Un deuxième levier d'action rapide est l'isolation thermique des logements, qui est déterminante en termes d'économies d'énergie, de réduction de la facture énergétique des Français, et de relance de l'activité économique. Sur ce dernier point, Cécile Duflot et moi-même travaillons à la conception de dispositifs pertinents, notamment pour les logements collectifs – les logements individuels dans l'ancien nécessitant, eux, des dispositifs plus complexes à élaborer avec l'aide des collectivités territoriales.
Pour finir, le grand rendez-vous de l'énergie en 2012, c'est le débat national et citoyen sur la transition énergétique auquel s'est engagé le Président de la République. Ce débat est particulièrement important car, en fixant le cadre de la future loi de programmation pour la transition énergétique, il va déterminer le mix énergétique et les moyens que nous nous donnons pour y parvenir. Il doit également favoriser un changement culturel, une prise de conscience de la nécessaire sobriété énergétique, grâce à une réflexion citoyenne et participative entre experts, citoyens et élus sur la politique énergétique.
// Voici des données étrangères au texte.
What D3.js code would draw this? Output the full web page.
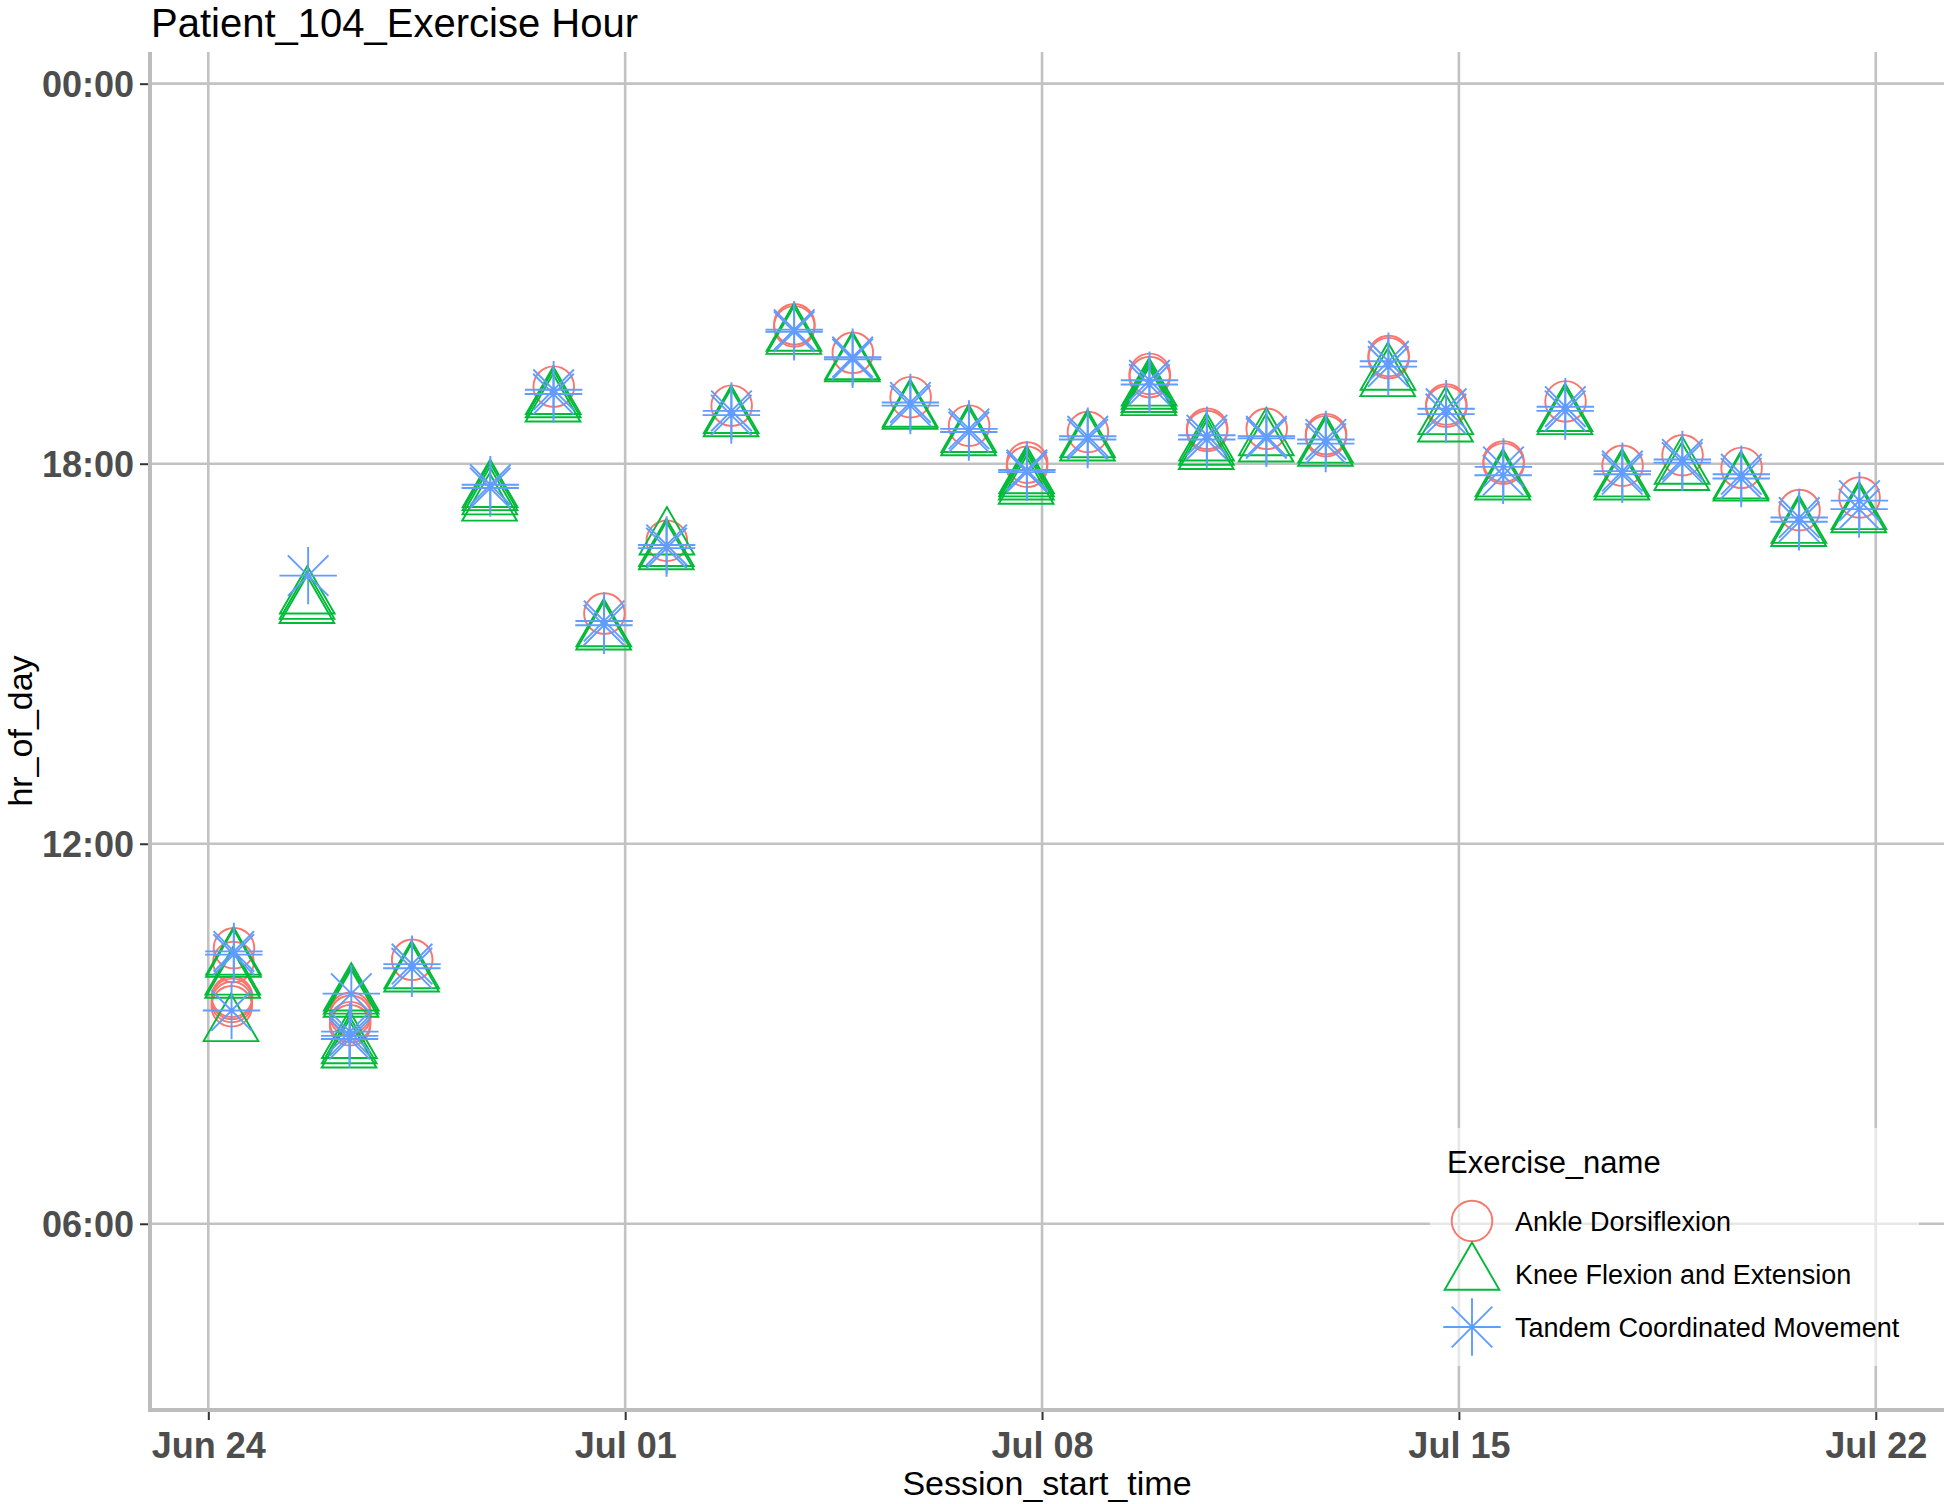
<!DOCTYPE html>
<html>
<head>
<meta charset="utf-8">
<script src="https://cdn.jsdelivr.net/npm/d3@7"></script>
<style>
  html, body { margin: 0; padding: 0; background: #fff; }
  svg { display: block; }
  text { font-family: "Liberation Sans", Arial, Helvetica, sans-serif; }
</style>
</head>
<body>
<svg id="chart" width="1944" height="1504"></svg>
<script>
// ---------------- data (session start times) ----------------
const seriesNames = ["Ankle Dorsiflexion", "Knee Flexion and Extension", "Tandem Coordinated Movement"];
const seriesColors = ["#F8766D", "#00BA38", "#619CFF"];

const ankleTimes = [
  "06-24 10:21", "06-24 10:08", "06-24 09:35", "06-24 09:33", "06-24 09:30", "06-24 09:26",
  "06-26 09:20", "06-26 09:17", "06-26 09:11", "06-26 09:08",
  "06-27 10:10", "06-29 19:13", "06-30 15:38", "07-01 16:47", "07-02 18:55",
  "07-03 20:12", "07-03 20:10", "07-04 19:45", "07-05 19:03", "07-06 18:36",
  "07-07 18:01", "07-07 17:57", "07-08 18:30", "07-09 19:25", "07-09 19:22",
  "07-10 18:33", "07-10 18:31", "07-11 18:33", "07-12 18:28", "07-12 18:26",
  "07-13 19:42", "07-13 19:40", "07-14 18:56", "07-14 18:54", "07-15 18:02", "07-15 18:00",
  "07-16 18:59", "07-17 17:58", "07-18 18:08", "07-19 17:56", "07-20 17:16", "07-21 17:28"
];
const kneeTimes = [
  "06-24 10:11", "06-24 10:09", "06-24 09:52", "06-24 09:49", "06-24 09:08",
  "06-25 15:53", "06-25 15:48", "06-25 15:44",
  "06-26 09:37", "06-26 09:34", "06-26 09:31", "06-26 08:52", "06-26 08:47", "06-26 08:43",
  "06-27 09:58", "06-27 09:55",
  "06-28 17:34", "06-28 17:31", "06-28 17:27", "06-28 17:21",
  "06-29 19:02", "06-29 18:59", "06-29 18:55",
  "06-30 15:22", "06-30 15:19",
  "07-01 16:49", "07-01 16:38", "07-01 16:35",
  "07-02 18:44", "07-02 18:41", "07-03 20:02", "07-03 19:59", "07-04 19:35", "07-04 19:33",
  "07-05 18:50", "07-05 18:48", "07-06 18:26", "07-06 18:23",
  "07-07 17:47", "07-07 17:44", "07-07 17:41", "07-07 17:37",
  "07-08 18:21", "07-08 18:18",
  "07-09 19:10", "07-09 19:07", "07-09 19:04", "07-09 19:01",
  "07-10 18:18", "07-10 18:14", "07-10 18:10",
  "07-11 18:23", "07-11 18:17", "07-12 18:16", "07-12 18:13",
  "07-13 19:25", "07-13 19:19", "07-14 18:43", "07-14 18:36",
  "07-15 17:44", "07-15 17:41", "07-16 18:46", "07-16 18:43",
  "07-17 17:44", "07-17 17:41", "07-18 17:56", "07-18 17:50",
  "07-19 17:42", "07-19 17:40", "07-20 17:00", "07-20 16:57", "07-21 17:13", "07-21 17:10"
];
const tandemTimes = [
  "06-24 10:18", "06-24 10:15", "06-24 09:22",
  "06-25 16:14",
  "06-26 09:38", "06-26 09:02", "06-26 08:58", "06-26 08:55",
  "06-27 10:06", "06-27 10:02", "06-28 17:40", "06-28 17:37",
  "06-29 19:10", "06-29 19:06", "06-30 15:31", "06-30 15:27",
  "07-01 16:43", "07-01 16:40", "07-02 18:50", "07-02 18:46",
  "07-03 20:07", "07-03 20:05", "07-04 19:41", "07-04 19:39",
  "07-05 18:58", "07-05 18:55", "07-06 18:33", "07-06 18:30",
  "07-07 17:54", "07-07 17:52", "07-08 18:26", "07-08 18:23",
  "07-09 19:19", "07-09 19:15", "07-10 18:27", "07-10 18:23",
  "07-11 18:26", "07-11 18:24", "07-12 18:23", "07-12 18:19",
  "07-13 19:37", "07-13 19:32", "07-14 18:52", "07-14 18:47",
  "07-15 17:57", "07-15 17:49", "07-16 18:54", "07-16 18:50",
  "07-17 17:53", "07-17 17:50", "07-18 18:04", "07-18 18:01",
  "07-19 17:50", "07-19 17:46", "07-20 17:09", "07-20 17:05", "07-21 17:25", "07-21 17:17"
];

const xTickValues = ["06-24 00:00", "07-01 00:00", "07-08 00:00", "07-15 00:00", "07-22 00:00"];
const xTickLabels = ["Jun 24", "Jul 01", "Jul 08", "Jul 15", "Jul 22"];
const yTickValues = [6, 12, 18, 24];
const yTickLabels = ["06:00", "12:00", "18:00", "00:00"];
const xDomain = ["06-23 00:30", "07-23 03:30"];
const yDomain = [3.06, 24.5];

// ---------------- helpers ----------------
const YEAR = 2018;
function parseTime(s) {
  const [md, hm] = s.split(" ");
  const [mo, d] = md.split("-").map(Number);
  const [h, mi] = hm.split(":").map(Number);
  return new Date(YEAR, mo - 1, d, h, mi);
}
function hourOfDay(s) {
  const [h, mi] = s.split(" ")[1].split(":").map(Number);
  return h + mi / 60;
}

// ---------------- layout ----------------
const svg = d3.select("#chart");
const panel = { left: 150, right: 1944, top: 52, bottom: 1410 };

const x = d3.scaleTime().domain(xDomain.map(parseTime)).range([panel.left, panel.right]);
const y = d3.scaleLinear().domain(yDomain).range([panel.bottom, panel.top]);

const gridColor = "#c2c2c2";

// gridlines
const grid = svg.append("g");
grid.selectAll("line.h").data(yTickValues).join("line")
  .attr("x1", panel.left).attr("x2", panel.right)
  .attr("y1", d => y(d)).attr("y2", d => y(d))
  .attr("stroke", gridColor).attr("stroke-width", 2.6);
grid.selectAll("line.v").data(xTickValues.map(parseTime)).join("line")
  .attr("x1", d => x(d)).attr("x2", d => x(d))
  .attr("y1", panel.top).attr("y2", panel.bottom)
  .attr("stroke", gridColor).attr("stroke-width", 2.6);

// axes lines
svg.append("line").attr("x1", panel.left).attr("x2", panel.left)
  .attr("y1", panel.top).attr("y2", panel.bottom + 2)
  .attr("stroke", "#bdbdbd").attr("stroke-width", 4);
svg.append("line").attr("x1", panel.left - 2).attr("x2", panel.right)
  .attr("y1", panel.bottom).attr("y2", panel.bottom)
  .attr("stroke", "#bdbdbd").attr("stroke-width", 4);

// axes via d3
const xAxis = d3.axisBottom(x)
  .tickValues(xTickValues.map(parseTime))
  .tickFormat((d, i) => xTickLabels[i])
  .tickSize(8).tickPadding(12);
const gx = svg.append("g").attr("transform", `translate(0,${panel.bottom + 2})`).call(xAxis);
gx.select(".domain").remove();
gx.selectAll(".tick line").attr("stroke", "#333").attr("stroke-width", 2);
gx.selectAll(".tick text")
  .attr("font-family", "'Liberation Sans', Arial, sans-serif")
  .attr("font-size", 36).attr("font-weight", "bold").attr("fill", "#4D4D4D");

const yAxis = d3.axisLeft(y)
  .tickValues(yTickValues)
  .tickFormat((d, i) => yTickLabels[i])
  .tickSize(8).tickPadding(6);
const gy = svg.append("g").attr("transform", `translate(${panel.left - 2},0)`).call(yAxis);
gy.select(".domain").remove();
gy.selectAll(".tick line").attr("stroke", "#333").attr("stroke-width", 2);
gy.selectAll(".tick text")
  .attr("font-family", "'Liberation Sans', Arial, sans-serif")
  .attr("font-size", 36).attr("font-weight", "bold").attr("fill", "#4D4D4D")
  .attr("dy", "0.36em");

// ---------------- markers ----------------
const R = 20.3;          // circle radius
const TR = 1.5551 * R;   // triangle apex distance
function circlePath(cx, cy) {
  return `M${cx + R},${cy}A${R},${R} 0 1,1 ${cx - R},${cy}A${R},${R} 0 1,1 ${cx + R},${cy}Z`;
}
function trianglePath(cx, cy) {
  const xc = TR * Math.sqrt(3) / 2, yc = TR / 2;
  return `M${cx},${cy - TR}L${cx + xc},${cy + yc}L${cx - xc},${cy + yc}Z`;
}
function asteriskPath(cx, cy) {
  const a = R, b = Math.SQRT2 * R;
  return `M${cx - a},${cy - a}L${cx + a},${cy + a}M${cx - a},${cy + a}L${cx + a},${cy - a}` +
         `M${cx - b},${cy}L${cx + b},${cy}M${cx},${cy - b}L${cx},${cy + b}`;
}
const shapeFns = [circlePath, trianglePath, asteriskPath];
const allSeries = [ankleTimes, kneeTimes, tandemTimes];

const pts = svg.append("g");
allSeries.forEach((times, si) => {
  pts.append("g").selectAll("path").data(times).join("path")
    .attr("d", d => shapeFns[si](x(parseTime(d)), y(hourOfDay(d))))
    .attr("fill", "none")
    .attr("stroke", seriesColors[si])
    .attr("stroke-width", 1.9);
});

// ---------------- titles ----------------
svg.append("text").attr("x", 151).attr("y", 37)
  .attr("font-size", 40).attr("fill", "#000").text("Patient_104_Exercise Hour");
svg.append("text").attr("x", (panel.left + panel.right) / 2).attr("y", 1495)
  .attr("text-anchor", "middle").attr("font-size", 34).attr("fill", "#000").text("Session_start_time");
svg.append("text").attr("transform", `translate(32,${(panel.top + panel.bottom) / 2}) rotate(-90)`)
  .attr("text-anchor", "middle").attr("font-size", 34).attr("fill", "#000").text("hr_of_day");

// ---------------- legend ----------------
const lg = svg.append("g");
lg.append("rect").attr("x", 1430).attr("y", 1128).attr("width", 489).attr("height", 238)
  .attr("fill", "rgba(255,255,255,0.6)");
lg.append("text").attr("x", 1447).attr("y", 1173).attr("font-size", 31).attr("fill", "#000")
  .text("Exercise_name");
const keyY = [1221, 1274, 1327];
seriesNames.forEach((name, i) => {
  lg.append("path").attr("d", shapeFns[i](1472, keyY[i]))
    .attr("fill", "none").attr("stroke", seriesColors[i]).attr("stroke-width", 1.9);
  lg.append("text").attr("x", 1515).attr("y", keyY[i]).attr("dy", "0.36em")
    .attr("font-size", 27).attr("fill", "#000").text(name);
});
</script>
</body>
</html>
La proposition a été retenue que la conférence environnementale, qui aura lieu dans la première quinzaine de septembre, soit également une conférence de méthode sur le débat national sur la transition énergétique pour en fixer les dates et les modalités. Des concertations vont s'engager pour aboutir à des décisions début septembre. Le débat comportera, d'abord, une phase d'information des citoyens, puis de nombreux débats locaux et participatifs, pour aboutir à l'élaboration d'un projet de loi au premier semestre de l'année 2013 qui sera ensuite soumis et débattu au Parlement.